Thirdly, RESPONDING TO JESUS

Well, I said at the start that my aim was to explain what a Christian is, and how to become one – so each of us can be clear where we really stand with God, and what we need to do to respond to him. So let me wrap this up:

What is a Christian? Someone who tries to live a good life? No, plenty of Muslims and atheists do that. Someone who goes to church? No, I went to church for years before becoming a Christian. A Christian is someone like Levi: someone who’s been forgiven by Jesus and who’s now trying to live to please Jesus in response. So can I ask: is that you? Can you say to yourself, ‘I’m a forgiven person, and I’m aiming, day by day, to please Jesus as Lord of my life’?

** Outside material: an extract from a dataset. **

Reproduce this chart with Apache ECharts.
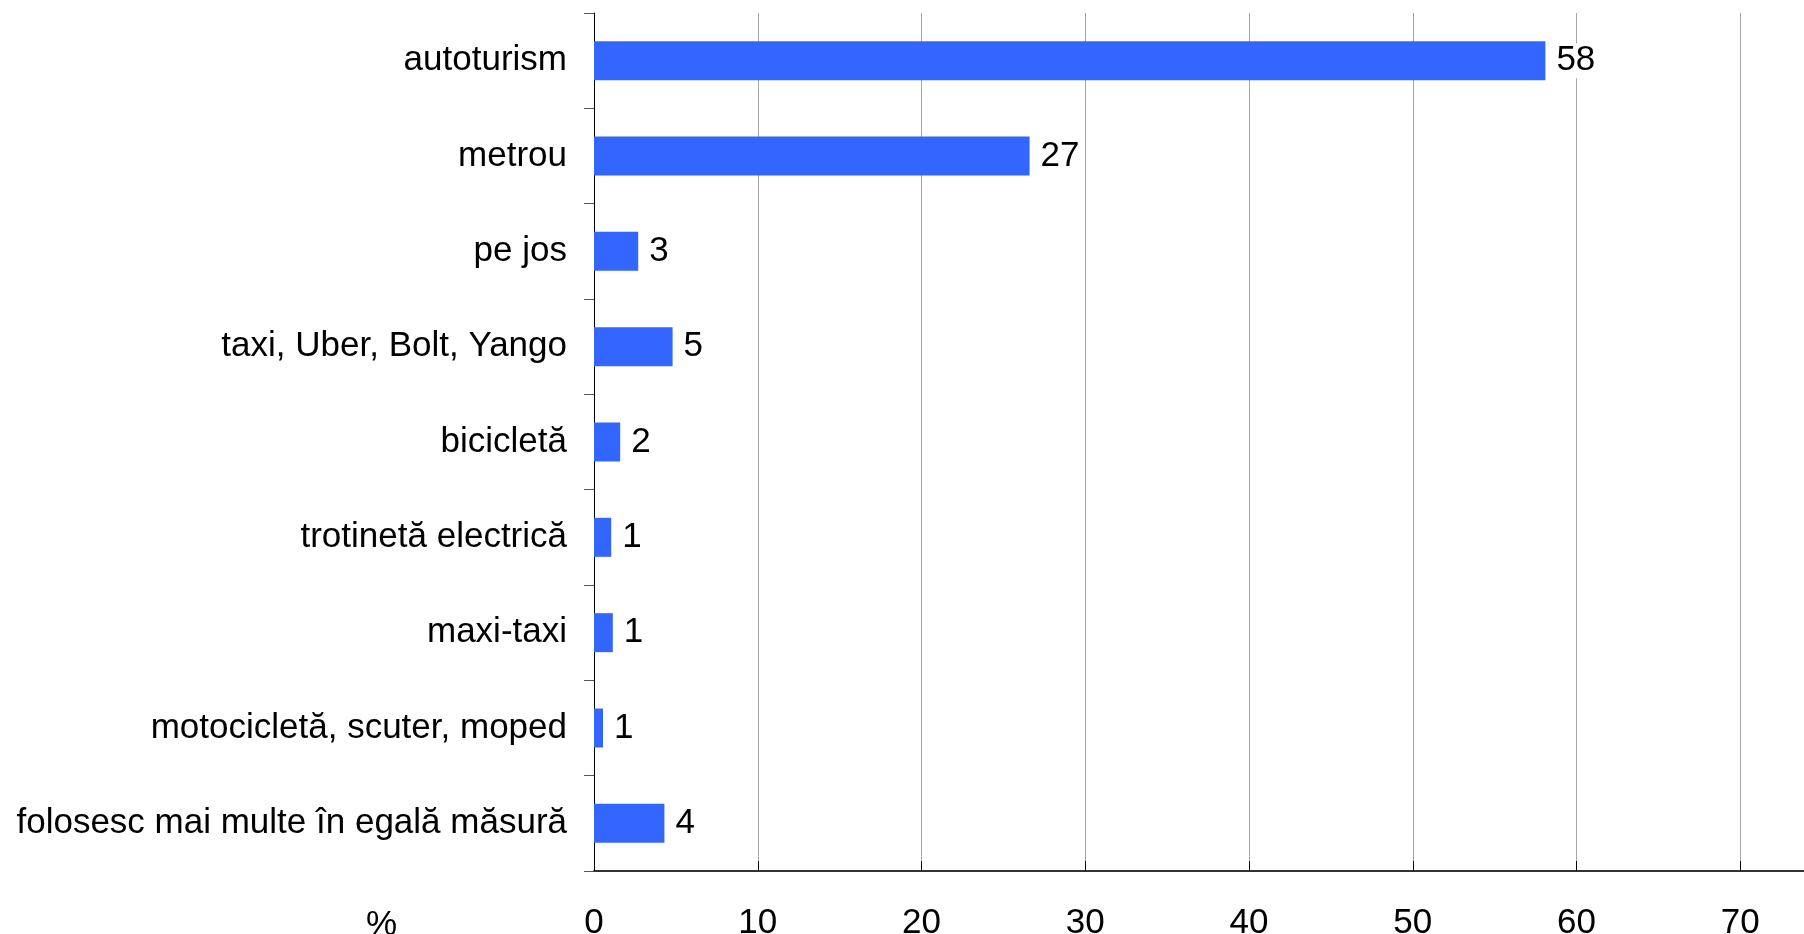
<!DOCTYPE html>
<html>
<head>
<meta charset="utf-8">
<script src="https://cdn.jsdelivr.net/npm/echarts@6/dist/echarts.min.js"></script>
<style>
html,body{margin:0;padding:0;background:#fff;overflow:hidden;}
#wrap{width:1804px;height:934px;overflow:hidden;}
#chart{width:1904px;height:934px;}
</style>
</head>
<body>
<div id="wrap"><div id="chart"></div></div>
<script>
const categories = [
  "autoturism",
  "metrou",
  "pe jos",
  "taxi, Uber, Bolt, Yango",
  "bicicletă",
  "trotinetă electrică",
  "maxi-taxi",
  "motocicletă, scuter, moped",
  "folosesc mai multe în egală măsură"
];
const values = [58.1, 26.6, 2.7, 4.8, 1.6, 1.05, 1.15, 0.55, 4.3];
const valueLabels = [58, 27, 3, 5, 2, 1, 1, 1, 4];
const xTicks = [0, 10, 20, 30, 40, 50, 60, 70, 80];

const FONT = "'Liberation Sans', Arial, sans-serif";
const chart = echarts.init(document.getElementById('chart'), null, {renderer: 'canvas'});
chart.setOption({
  animation: false,
  backgroundColor: '#ffffff',
  grid: {left: 594, top: 13, width: 1310, height: 858, containLabel: false, outerBoundsMode: 'none'},
  xAxis: {
    type: 'value',
    min: xTicks[0],
    max: xTicks[xTicks.length - 1],
    interval: xTicks[1] - xTicks[0],
    axisLine: {show: true, lineStyle: {color: '#333333', width: 2}},
    axisTick: {show: true, inside: true, length: 10, lineStyle: {color: '#000000', width: 1}},
    splitLine: {show: true, lineStyle: {color: '#a6a6a6', width: 1}},
    axisLabel: {color: '#000', fontFamily: FONT, fontSize: 35, margin: 35}
  },
  yAxis: {
    type: 'category',
    data: categories,
    inverse: true,
    axisLine: {show: true, lineStyle: {color: '#000000', width: 1}},
    axisTick: {show: true, length: 10, lineStyle: {color: '#555555'}},
    axisLabel: {color: '#000', fontFamily: FONT, fontSize: 35, margin: 27}
  },
  graphic: [{
    type: 'text',
    left: 366,
    top: 908,
    style: {text: '%', fill: '#000', font: '35px ' + FONT}
  }],
  series: [{
    type: 'bar',
    data: values,
    barWidth: 39,
    itemStyle: {color: '#3366ff'},
    label: {
      show: true,
      position: 'right',
      distance: 7,
      color: '#000',
      fontFamily: FONT,
      fontSize: 35,
      backgroundColor: '#ffffff',
      padding: [0, 4],
      formatter: p => String(valueLabels[p.dataIndex])
    }
  }]
});
</script>
</body>
</html>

And then, how do you become a Christian? The answer is: by admitting you need forgiveness for living without reference to God, and by accepting Jesus as your Lord from now on. And the way to do that is to speak to the risen Lord Jesus in prayer. So I’m going to end now with a prayer. Let me read it out first so that you can think whether you’d want to make it your own prayer. I’ll pray:

Risen Lord Jesus,
I admit I’ve lived without reference to you, and need forgiveness.
But I believe you died for me and will accept me as I am.
Please forgive me and come into my life by your Spirit,
and help me live for you as my Lord from now on.
Amen

You may not be ready to pray that to begin as a Christian; or you may have done so already and don’t need to begin again. But if you are ready and do want to begin as a Christian tonight, you could echo it in your own mind as I lead us now. Let’s bow our heads to pray:

Risen Lord Jesus,
I admit I’ve lived without reference to you, and need forgiveness.
But I believe you died for me and will accept me as I am.
Please forgive me and come into my life by your Spirit,
and help me live for you as my Lord from now on.
Amen

Well, if you’ve just prayed that prayer and meant it, you can rest assured that God has heard and answered it. And if you have, can I encourage you to trust that, like Levi, you’re now a forgiven person and under new management. And can I also encourage you to tell another Christian what you’ve done, so that they can make some suggestions about how to go on in the new life you’ve just begun with Jesus.